> [Exercise goal]:
Write out only the lines from the start of the entries up to and including the line with "449.1, 318.4, 290.0]"; please skip the pictures.

> [Stored rows]:
☆ ☆ ☆ ☆ ☆ ☆ ☆

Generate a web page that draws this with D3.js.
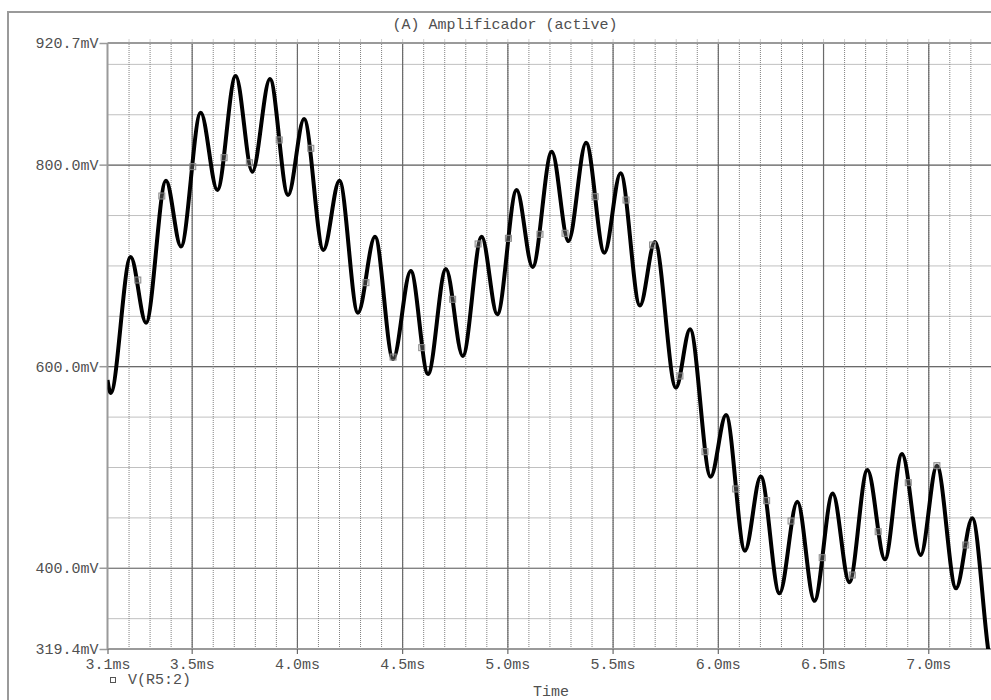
<!DOCTYPE html>
<html>
<head>
<meta charset="utf-8">
<script src="https://cdn.jsdelivr.net/npm/d3@7"></script>
<style>
  body { margin: 0; background: #fff; }
  text { font-family: "Courier New", "Liberation Mono", monospace; fill: #505050; }
</style>
</head>
<body>
<div id="canvas"></div>
<script>
// Trace: local peaks / troughs (time in ms, voltage in mV)
var time_ms = [3.100, 3.115, 3.210, 3.283, 3.378, 3.449, 3.543, 3.622, 3.709, 3.788,
               3.872, 3.958, 4.034, 4.126, 4.202, 4.290, 4.371, 4.457, 4.541, 4.623,
               4.708, 4.788, 4.878, 4.952, 5.044, 5.120, 5.211, 5.290, 5.374, 5.461,
               5.538, 5.630, 5.701, 5.801, 5.868, 5.966, 6.039, 6.129, 6.204, 6.293,
               6.378, 6.459, 6.546, 6.625, 6.711, 6.794, 6.875, 6.964, 7.041, 7.132,
               7.209, 7.285, 7.305]
var volt_mV = [586.3, 573.4, 708.4, 643.2, 784.1, 718.8, 851.5, 774.8, 888.0, 793.0,
               885.0, 769.9, 845.3, 715.3, 784.1, 653.1, 728.5, 607.2, 694.5, 592.3,
               696.5, 610.1, 728.5, 651.5, 774.8, 698.4, 812.8, 724.2, 821.8, 712.6,
               791.4, 660.2, 723.2, 578.7, 636.6, 490.4, 551.6, 416.9, 490.6, 374.7,
               465.6, 367.2, 473.7, 385.7, 497.0, 408.4, 512.9, 412.7, 501.3, 379.6,
               449.1, 318.4, 290.0]

// Trace markers (small squares)
var marker_t = [3.244, 3.358, 3.505, 3.654, 3.774, 3.916, 4.066, 4.328, 4.457, 4.593,
                4.740, 4.861, 5.005, 5.155, 5.274, 5.417, 5.564, 5.690, 5.820, 5.939,
                6.085, 6.232, 6.348, 6.496, 6.639, 6.762, 6.905, 7.041, 7.178]
var marker_v = [685.5, 768.9, 798.0, 806.9, 801.9, 824.5, 816.2, 682.9, 609.1, 618.4,
                666.4, 721.3, 726.9, 730.9, 731.9, 768.2, 764.9, 720.3, 590.3, 515.2,
                478.2, 466.6, 446.4, 410.0, 392.8, 435.8, 484.4, 501.3, 422.6]

// Axis ticks
var x_tick_values = [3.1, 3.5, 4.0, 4.5, 5.0, 5.5, 6.0, 6.5, 7.0]
var x_tick_labels = ["3.1ms", "3.5ms", "4.0ms", "4.5ms", "5.0ms", "5.5ms", "6.0ms", "6.5ms", "7.0ms"]
var x_major_grid = [3.5, 4.0, 4.5, 5.0, 5.5, 6.0, 6.5, 7.0]
var y_tick_values = [920.7, 800, 600, 400, 319.4]
var y_tick_labels = ["920.7mV", "800.0mV", "600.0mV", "400.0mV", "319.4mV"]
var y_major_grid = [800, 600, 400]
var x_domain = [3.1, 7.3]
var y_domain = [319.4, 920.7]

// Display variables
var total_width = 991, total_height = 700
var plot = {left: 107.5, top: 43, right: 991.4, bottom: 649}
var grid_colour = "#808080"
var frame_colour = "#9a9a9a"

var svg = d3.select("#canvas").append("svg").attr("width", total_width).attr("height", total_height)

// Outer window frame
svg.append("rect")
    .attr("x", 8).attr("y", 12)
    .attr("width", 1000).attr("height", 720)
    .attr("fill", "none").attr("stroke", frame_colour).attr("stroke-width", 2)

// Scales
var x = d3.scaleLinear().domain(x_domain).range([plot.left, plot.right])
var y = d3.scaleLinear().domain(y_domain).range([plot.bottom, plot.top])
var plot_h = plot.bottom - plot.top, plot_w = plot.right - plot.left

// ==================================================================================
// GRID

// Minor (dotted) grid, every 0.1ms and every 50mV
svg.append("g")
    .attr("class", "x_minor")
    .attr("transform", "translate(0," + plot.bottom + ")")
    .call(d3.axisBottom(x).tickValues(d3.range(3.2, 7.31, 0.1)).tickSize(-plot_h).tickFormat(""))
svg.append("g")
    .attr("class", "y_minor")
    .attr("transform", "translate(" + plot.left + ",0)")
    .call(d3.axisLeft(y).tickValues(d3.range(350, 901, 50)).tickSize(-plot_w).tickFormat(""))
svg.selectAll(".x_minor .tick line, .y_minor .tick line")
    .attr("stroke", grid_colour).attr("stroke-dasharray", "1,1").attr("stroke-width", 1)

// Major (solid) grid
svg.append("g")
    .attr("class", "x_major")
    .attr("transform", "translate(0," + plot.bottom + ")")
    .call(d3.axisBottom(x).tickValues(x_major_grid).tickSize(-plot_h).tickFormat(""))
svg.append("g")
    .attr("class", "y_major")
    .attr("transform", "translate(" + plot.left + ",0)")
    .call(d3.axisLeft(y).tickValues(y_major_grid).tickSize(-plot_w).tickFormat(""))
svg.selectAll(".x_major .tick line, .y_major .tick line")
    .attr("stroke", "#6a6a6a").attr("stroke-width", 1.2)
svg.selectAll(".x_minor .domain, .y_minor .domain, .x_major .domain, .y_major .domain").remove()

// Small ticks above the top edge
svg.append("g")
    .attr("class", "top_ticks")
    .attr("transform", "translate(0," + plot.top + ")")
    .call(d3.axisTop(x).tickValues(d3.range(3.2, 7.31, 0.1)).tickSize(4).tickFormat(""))
svg.selectAll(".top_ticks .tick line").attr("stroke", "#d0d0d0")
svg.select(".top_ticks .domain").remove()

// Plot box edges
svg.append("line").attr("x1", plot.left).attr("x2", total_width).attr("y1", plot.top).attr("y2", plot.top)
    .attr("stroke", frame_colour).attr("stroke-width", 2)
svg.append("line").attr("x1", plot.left).attr("x2", total_width).attr("y1", plot.bottom).attr("y2", plot.bottom)
    .attr("stroke", frame_colour).attr("stroke-width", 2)
svg.append("line").attr("x1", plot.left).attr("x2", plot.left).attr("y1", plot.top).attr("y2", plot.bottom)
    .attr("stroke", frame_colour).attr("stroke-width", 2)

// ==================================================================================
// AXES LABELS

var y_axis = svg.append("g")
    .attr("class", "y_axis")
    .attr("transform", "translate(" + plot.left + ",0)")
    .call(d3.axisLeft(y).tickValues(y_tick_values).tickSize(8).tickPadding(1)
        .tickFormat((d, i) => y_tick_labels[i]))
y_axis.select(".domain").remove()
y_axis.selectAll(".tick line").attr("stroke", frame_colour).attr("stroke-width", 1.5)
y_axis.selectAll(".tick text").style("font-size", "15px")

var x_axis = svg.append("g")
    .attr("class", "x_axis")
    .attr("transform", "translate(0," + plot.bottom + ")")
    .call(d3.axisBottom(x).tickValues(x_tick_values).tickSize(5).tickPadding(4)
        .tickFormat((d, i) => x_tick_labels[i]))
x_axis.select(".domain").remove()
x_axis.selectAll(".tick line").attr("stroke", "#6a6a6a").attr("stroke-width", 1.2)
x_axis.selectAll(".tick text").style("font-size", "15px")

svg.append("text")
    .attr("x", 505).attr("y", 29)
    .attr("text-anchor", "middle")
    .style("font-size", "15px")
    .text("(A) Amplificador (active)")

svg.append("text")
    .attr("x", 551).attr("y", 696)
    .attr("text-anchor", "middle")
    .style("font-size", "15px")
    .text("Time")

// Legend
svg.append("rect")
    .attr("x", 110.5).attr("y", 677.5).attr("width", 5).attr("height", 5)
    .attr("fill", "none").attr("stroke", "#555").attr("stroke-width", 1)
svg.append("text")
    .attr("x", 128).attr("y", 684)
    .style("font-size", "15px")
    .text("V(R5:2)")

// ==================================================================================
// TRACE

svg.append("defs").append("clipPath").attr("id", "clip")
    .append("rect")
    .attr("x", plot.left).attr("y", plot.top)
    .attr("width", plot_w).attr("height", plot_h)

var trace = svg.append("g").attr("clip-path", "url(#clip)")
var line = d3.line()
    .x((d, i) => x(time_ms[i]))
    .y((d, i) => y(volt_mV[i]))
    .curve(d3.curveMonotoneX)

trace.append("path")
    .attr("d", line(time_ms))
    .attr("fill", "none")
    .attr("stroke", "#000")
    .attr("stroke-width", 4)
    .attr("stroke-linejoin", "round")

trace.selectAll(".marker")
    .data(marker_t)
    .enter().append("rect")
    .attr("class", "marker")
    .attr("x", (d, i) => x(d) - 3)
    .attr("y", (d, i) => y(marker_v[i]) - 3)
    .attr("width", 6).attr("height", 6)
    .attr("fill", "rgba(170,170,170,0.3)")
    .attr("stroke", "#8a8a8a")
    .attr("stroke-width", 1)
</script>
</body>
</html>
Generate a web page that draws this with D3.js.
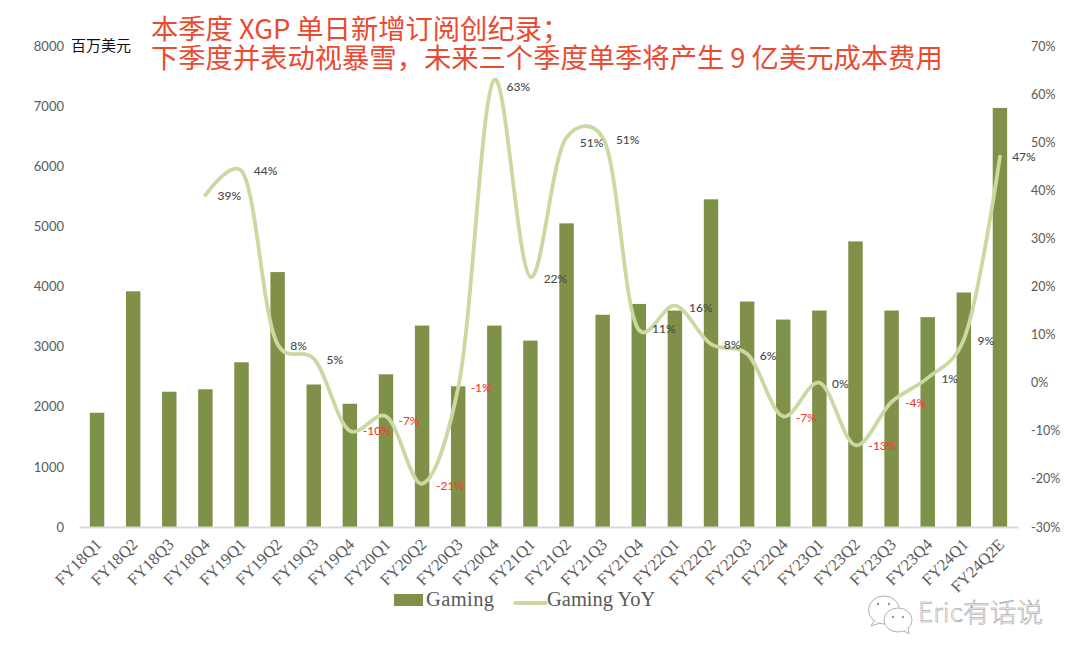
<!DOCTYPE html>
<html>
<head>
<meta charset="utf-8">
<script src="https://cdn.jsdelivr.net/npm/d3@7/dist/d3.min.js"></script>
<style>
html,body{margin:0;padding:0;background:#fff;}
svg{display:block;}
</style>
</head>
<body>
<svg id="chart" width="1080" height="661"></svg>
<script>
// Quarterly gaming revenue (US$ m) with year-on-year growth
const quarters = ["FY18Q1","FY18Q2","FY18Q3","FY18Q4","FY19Q1","FY19Q2","FY19Q3","FY19Q4","FY20Q1","FY20Q2","FY20Q3","FY20Q4","FY21Q1","FY21Q2","FY21Q3","FY21Q4","FY22Q1","FY22Q2","FY22Q3","FY22Q4","FY23Q1","FY23Q2","FY23Q3","FY23Q4","FY24Q1","FY24Q2E"];
const gaming = [1900,3920,2250,2290,2740,4240,2370,2050,2540,3350,2340,3350,3100,5050,3530,3710,3600,5450,3750,3450,3600,4750,3600,3490,3900,6970];
const gamingYoY = [null,null,null,39,44,8,5,-10,-7,-21,-1,63,22,51,51,11,16,8,6,-7,0,-13,-4,1,9,47];
const leftTicks = [0,1000,2000,3000,4000,5000,6000,7000,8000];
const rightTicks = [-30,-20,-10,0,10,20,30,40,50,60,70];
const titleLines = ["本季度 XGP 单日新增订阅创纪录；","下季度并表动视暴雪，未来三个季度单季将产生 9 亿美元成本费用"];
const unitLabel = "百万美元";

// Nudges that keep each growth label clear of the line
const labelNudge = [null,null,null,[24,1],[24,0],[21,2],[21,1],[27,0],[23,4],[28,2],[23,0],[24,7],[25,2],[25,5],[25,2],[25,-1],[26,2],[21,1],[21,2],[23,1],[21,1],[27,1],[24,1],[22,1],[22,1],[24,0]];

const svg = d3.select("#chart");
const plot = {left:79, right:1018, top:46, bottom:527};
const barColor = "#7f9149", lineColor = "#c9d9a1", textColor = "#595959";
const sansFont = "Lato, 'Open Sans', sans-serif";
const serifFont = "'Liberation Serif', serif";
const cjkFont = "'Noto Sans CJK SC', sans-serif";

const x = d3.scaleBand().domain(quarters).range([plot.left, plot.right]).paddingInner(0.6).paddingOuter(0.3);
const yLeft = d3.scaleLinear().domain([0,8000]).range([plot.bottom, plot.top]);
const yRight = d3.scaleLinear().domain([-30,70]).range([plot.bottom, plot.top]);
const cx = d => x(d) + x.bandwidth()/2;

// Columns
svg.append("g").selectAll("rect").data(quarters).join("rect")
  .attr("x", d => x(d))
  .attr("width", x.bandwidth())
  .attr("y", (d,i) => yLeft(gaming[i]))
  .attr("height", (d,i) => plot.bottom - yLeft(gaming[i]))
  .attr("fill", barColor);

// Left value axis
const axisL = svg.append("g").attr("transform", `translate(${plot.left},0)`)
  .call(d3.axisLeft(yLeft).tickValues(leftTicks).tickSize(0).tickPadding(15).tickFormat(d3.format("d")));
axisL.select(".domain").remove();
axisL.selectAll("text").attr("font-family", sansFont).attr("font-size", 13).attr("fill", textColor);

// Right percentage axis
const axisR = svg.append("g").attr("transform", `translate(${plot.right},0)`)
  .call(d3.axisRight(yRight).tickValues(rightTicks).tickSize(0).tickPadding(13).tickFormat(d => d + "%"));
axisR.select(".domain").remove();
axisR.selectAll("text").attr("font-family", sansFont).attr("font-size", 12.5).attr("fill", textColor);

// Category axis with slanted labels
const axisB = svg.append("g").attr("transform", `translate(0,${plot.bottom})`)
  .call(d3.axisBottom(x).tickSize(0).tickPadding(0));
axisB.select(".domain").attr("stroke", "#d9d9d9").attr("stroke-width", 2);
axisB.selectAll("text")
  .attr("font-family", serifFont).attr("font-size", 16.5).attr("fill", textColor)
  .attr("text-anchor", "end").attr("dy", null)
  .attr("transform", "translate(2,15) rotate(-45) translate(0,5)");

// Smoothed growth line
const yoyPoints = quarters.map((q,i) => ({q, v:gamingYoY[i], n:labelNudge[i]})).filter(d => d.v !== null);
const line = d3.line().x(d => cx(d.q)).y(d => yRight(d.v)).curve(d3.curveCatmullRom.alpha(0.25));
svg.append("path").datum(yoyPoints).attr("d", line)
  .attr("fill", "none").attr("stroke", lineColor).attr("stroke-width", 3.8).attr("stroke-linecap", "round");

// Growth labels, negatives in red
svg.append("g").selectAll("text").data(yoyPoints).join("text")
  .attr("x", d => cx(d.q) + d.n[0])
  .attr("y", d => yRight(d.v) + d.n[1])
  .attr("dy", "0.35em")
  .attr("text-anchor", "middle")
  .attr("font-family", sansFont).attr("font-size", 12).attr("font-weight", 500)
  .attr("fill", d => d.v < 0 ? "#f23a32" : "#4a4a4a")
  .text(d => d.v + "%");

// Two-line headline and unit
svg.append("text")
  .attr("font-family", cjkFont).attr("font-size", 27.3).attr("fill", "#ea4a30")
  .selectAll("tspan").data(titleLines).join("tspan")
  .attr("x", 151)
  .attr("y", (d,i) => 38.5 + i*29.5)
  .text(d => d);
svg.append("text").attr("x", 71).attr("y", 51)
  .attr("font-family", cjkFont).attr("font-size", 15).attr("fill", "#111").text(unitLabel);

// Legend
const legend = svg.append("g");
legend.append("rect").attr("x", 394).attr("y", 594).attr("width", 29).attr("height", 12).attr("fill", barColor);
legend.append("text").attr("x", 426).attr("y", 606).attr("font-family", serifFont).attr("font-size", 20.5)
  .attr("letter-spacing", 0.4).attr("fill", textColor).text("Gaming");
legend.append("line").attr("x1", 515).attr("x2", 546).attr("y1", 603).attr("y2", 603)
  .attr("stroke", lineColor).attr("stroke-width", 3.8).attr("stroke-linecap", "round");
legend.append("text").attr("x", 547).attr("y", 606).attr("font-family", serifFont).attr("font-size", 20.5)
  .attr("fill", textColor).text("Gaming YoY");

// Account mark: two speech bubbles and the account name
const mark = svg.append("g").attr("fill", "#fff").attr("stroke", "#a9a9a9").attr("stroke-width", 0.9);
mark.append("ellipse").attr("cx", 884).attr("cy", 610).attr("rx", 15.5).attr("ry", 14);
mark.append("path").attr("d", "M874 621 L871 626 L880 623");
mark.append("ellipse").attr("cx", 898).attr("cy", 620).attr("rx", 14).attr("ry", 12);
mark.append("path").attr("d", "M904 631 L909 634 L908 627");
[[878,604],[889,604],[893,617],[903,617]].forEach(p => {
  mark.append("circle").attr("cx", p[0]).attr("cy", p[1]).attr("r", 1.2).attr("fill", "#999").attr("stroke", "none");
});
svg.append("text").attr("x", 918).attr("y", 622)
  .attr("font-family", cjkFont).attr("font-size", 26.7).attr("font-weight", 300)
  .attr("fill", "#fff").attr("stroke", "#8f8f8f").attr("stroke-width", 0.5)
  .text("Eric有话说");
</script>
</body>
</html>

☆ ☆ ☆ ☆ ☆ ☆ ☆

> [Output of the exercise]:
Generate a web page that draws this with D3.js.
<!DOCTYPE html>
<html>
<head>
<meta charset="utf-8">
<script src="https://cdn.jsdelivr.net/npm/d3@7"></script>
<style>
  body { margin: 0; background: #fff; }
  text { font-family: "Courier New", "Liberation Mono", monospace; fill: #505050; }
</style>
</head>
<body>
<div id="canvas"></div>
<script>
// Trace: local peaks / troughs (time in ms, voltage in mV)
var time_ms = [3.100, 3.115, 3.210, 3.283, 3.378, 3.449, 3.543, 3.622, 3.709, 3.788,
               3.872, 3.958, 4.034, 4.126, 4.202, 4.290, 4.371, 4.457, 4.541, 4.623,
               4.708, 4.788, 4.878, 4.952, 5.044, 5.120, 5.211, 5.290, 5.374, 5.461,
               5.538, 5.630, 5.701, 5.801, 5.868, 5.966, 6.039, 6.129, 6.204, 6.293,
               6.378, 6.459, 6.546, 6.625, 6.711, 6.794, 6.875, 6.964, 7.041, 7.132,
               7.209, 7.285, 7.305]
var volt_mV = [586.3, 573.4, 708.4, 643.2, 784.1, 718.8, 851.5, 774.8, 888.0, 793.0,
               885.0, 769.9, 845.3, 715.3, 784.1, 653.1, 728.5, 607.2, 694.5, 592.3,
               696.5, 610.1, 728.5, 651.5, 774.8, 698.4, 812.8, 724.2, 821.8, 712.6,
               791.4, 660.2, 723.2, 578.7, 636.6, 490.4, 551.6, 416.9, 490.6, 374.7,
               465.6, 367.2, 473.7, 385.7, 497.0, 408.4, 512.9, 412.7, 501.3, 379.6,
               449.1, 318.4, 290.0]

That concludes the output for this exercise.